Missing Penises and Fig Leaves: an analysis of Roman Anatomy (please don't read this if penises offend you)

Have you ever really thought about what would happen if your penis fell off? I mean really, how embarrassing. As seen to the right, it really leaves you lacking when everything just falls off and you're left with nothing. As we walked through the Hall of Statues at the Vatican, we noticed a lot of missing penises. I started to feel really bad for these guys. How could you possibly sport a nice fig leaf when you have nothing to hold it up?

The guy above probably used to look something like this guy to the left. Circumcision wasn't a popular idea back in A.D. 10, but even a nice uncircumcised penis could sport a hefty fig leaf. This guy had a decent package, plenty to sustain a nice fresh fig leaf. But no. The guy above just lost it. Possibly in battle, or during a chariot race gone bad, or a fight to the death of his penis in the Colosseum. Poor guy.

Now some guys back in the day decided to opt for a replacement penis. There were a variety available, and as can be seen in this example, sometimes the color didn't quite match up right. But better to have an off-color penis, than no penis at all, right?

Finally, let's take a look at the varieties of fig leaves available (and while you're at it, ladies, take a look at those abs...). You could opt for a marble fig leaf like most of your fellow countrymen - - but why not just go all out and get that nice bronze one you've been eye-ing in the Roman Forum market?

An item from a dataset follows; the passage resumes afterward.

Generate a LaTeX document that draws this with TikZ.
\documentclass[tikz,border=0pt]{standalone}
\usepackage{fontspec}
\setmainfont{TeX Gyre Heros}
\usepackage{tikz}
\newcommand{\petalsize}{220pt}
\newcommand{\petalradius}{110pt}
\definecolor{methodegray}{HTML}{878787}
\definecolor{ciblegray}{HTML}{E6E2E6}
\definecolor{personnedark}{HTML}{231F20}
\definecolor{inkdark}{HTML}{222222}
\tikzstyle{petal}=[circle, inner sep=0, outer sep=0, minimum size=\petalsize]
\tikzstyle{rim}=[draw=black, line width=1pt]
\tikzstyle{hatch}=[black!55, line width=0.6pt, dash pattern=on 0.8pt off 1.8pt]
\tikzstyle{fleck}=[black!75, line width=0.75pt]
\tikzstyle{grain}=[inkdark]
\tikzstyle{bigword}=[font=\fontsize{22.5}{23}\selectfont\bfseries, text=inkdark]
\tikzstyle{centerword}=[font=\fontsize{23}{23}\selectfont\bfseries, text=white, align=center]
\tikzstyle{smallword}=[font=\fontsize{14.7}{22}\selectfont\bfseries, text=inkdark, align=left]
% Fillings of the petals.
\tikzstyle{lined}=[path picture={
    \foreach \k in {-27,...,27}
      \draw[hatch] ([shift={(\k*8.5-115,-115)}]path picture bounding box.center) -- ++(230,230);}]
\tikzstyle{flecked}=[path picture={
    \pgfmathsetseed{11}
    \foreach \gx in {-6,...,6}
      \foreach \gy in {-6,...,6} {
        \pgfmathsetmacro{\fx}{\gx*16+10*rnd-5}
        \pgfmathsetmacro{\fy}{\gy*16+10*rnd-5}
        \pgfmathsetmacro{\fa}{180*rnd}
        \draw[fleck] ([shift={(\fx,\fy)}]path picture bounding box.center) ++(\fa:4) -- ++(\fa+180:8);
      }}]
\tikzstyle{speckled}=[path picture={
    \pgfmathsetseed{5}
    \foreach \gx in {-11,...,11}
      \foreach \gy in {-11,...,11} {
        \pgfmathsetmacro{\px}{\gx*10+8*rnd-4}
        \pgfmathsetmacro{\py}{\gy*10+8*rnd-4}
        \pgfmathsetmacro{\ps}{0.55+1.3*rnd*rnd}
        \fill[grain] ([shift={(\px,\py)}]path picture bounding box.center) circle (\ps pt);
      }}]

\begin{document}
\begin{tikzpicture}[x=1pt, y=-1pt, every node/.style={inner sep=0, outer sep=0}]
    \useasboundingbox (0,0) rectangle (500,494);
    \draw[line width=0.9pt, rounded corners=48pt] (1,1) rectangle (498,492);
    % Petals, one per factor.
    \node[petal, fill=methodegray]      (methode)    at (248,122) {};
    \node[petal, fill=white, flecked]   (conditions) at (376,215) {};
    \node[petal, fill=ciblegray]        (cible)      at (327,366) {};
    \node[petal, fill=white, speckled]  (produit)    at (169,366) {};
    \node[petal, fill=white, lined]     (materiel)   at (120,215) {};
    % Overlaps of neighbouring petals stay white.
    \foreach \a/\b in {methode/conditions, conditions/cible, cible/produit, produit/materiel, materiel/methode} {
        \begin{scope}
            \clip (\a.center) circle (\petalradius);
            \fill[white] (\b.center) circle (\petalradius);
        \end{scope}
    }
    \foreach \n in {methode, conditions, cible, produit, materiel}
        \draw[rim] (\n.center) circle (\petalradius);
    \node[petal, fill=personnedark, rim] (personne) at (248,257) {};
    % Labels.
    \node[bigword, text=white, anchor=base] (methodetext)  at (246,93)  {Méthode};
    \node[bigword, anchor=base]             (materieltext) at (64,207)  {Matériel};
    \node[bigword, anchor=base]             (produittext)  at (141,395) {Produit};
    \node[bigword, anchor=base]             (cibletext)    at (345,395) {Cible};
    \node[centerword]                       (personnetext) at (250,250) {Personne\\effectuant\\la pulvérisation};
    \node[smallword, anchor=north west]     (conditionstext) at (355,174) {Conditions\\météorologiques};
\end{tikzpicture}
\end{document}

I say if you're going to go with the fig leaf, go big.

:) jen

1 comment:

Unknown said...

Buon Giorno Bellas! I've been following your blog since Day 1 and living vicarioulsy thru you! I am soooooo jealous! Of course my first comment to your blog is re: penises! I'm here at work laughing sooo loud that I had my co-workers coming over to see what the commotion is all about. Needless to say you have my co-workers in a stitch! Looking forward to reading more!